SILA: An Incremental Learning Approach for Pedestrian Trajectory Prediction

Golnaz Habibi, Nikita Jaipuria, Jonathan P. How; Proceedings of the IEEE/CVF Conference on Computer Vision and Pattern Recognition (CVPR) Workshops, 2020, pp. 1024-1025

The prediction of pedestrian motion is challenging, especially in crowded roads and intersections. Most of the current approaches apply offline methods to learn motion behaviors, but as a result, they are not able to learn continuously and typically do not generalize well to new environments. This paper presents Similarity-based Incremental Learning Algorithm (SILA) for pedestrian motion prediction with the ability of improving the learned model over the time as data is obtained incrementally. To keep the model size efficient, the motion primitives learned from the new data are compared with the previously known ones, and similar motion primitives are fused while novel motion primitives are added to the model.

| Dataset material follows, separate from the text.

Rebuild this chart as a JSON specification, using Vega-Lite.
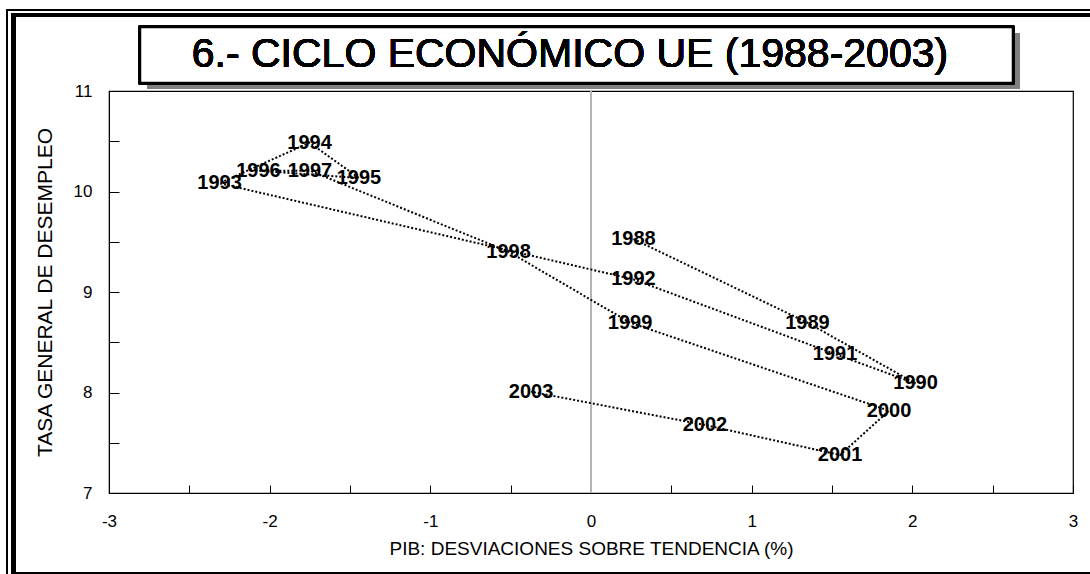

Results show that the SILA model growth rate is about 1/3 that of an incremental approach that does not fuse motion primitives. SILA is evaluated on different datasets and scenarios including intersections and busy streets. The results show that, even though SILA learns incrementally, it performs comparably to (and sometimes outperforms) state-of-the-art algorithms in pedestrian prediction. Additionally, SILA learning time only depends on the size of the data added incrementally, which makes SILA more efficient in terms of time and space compared to batch learning.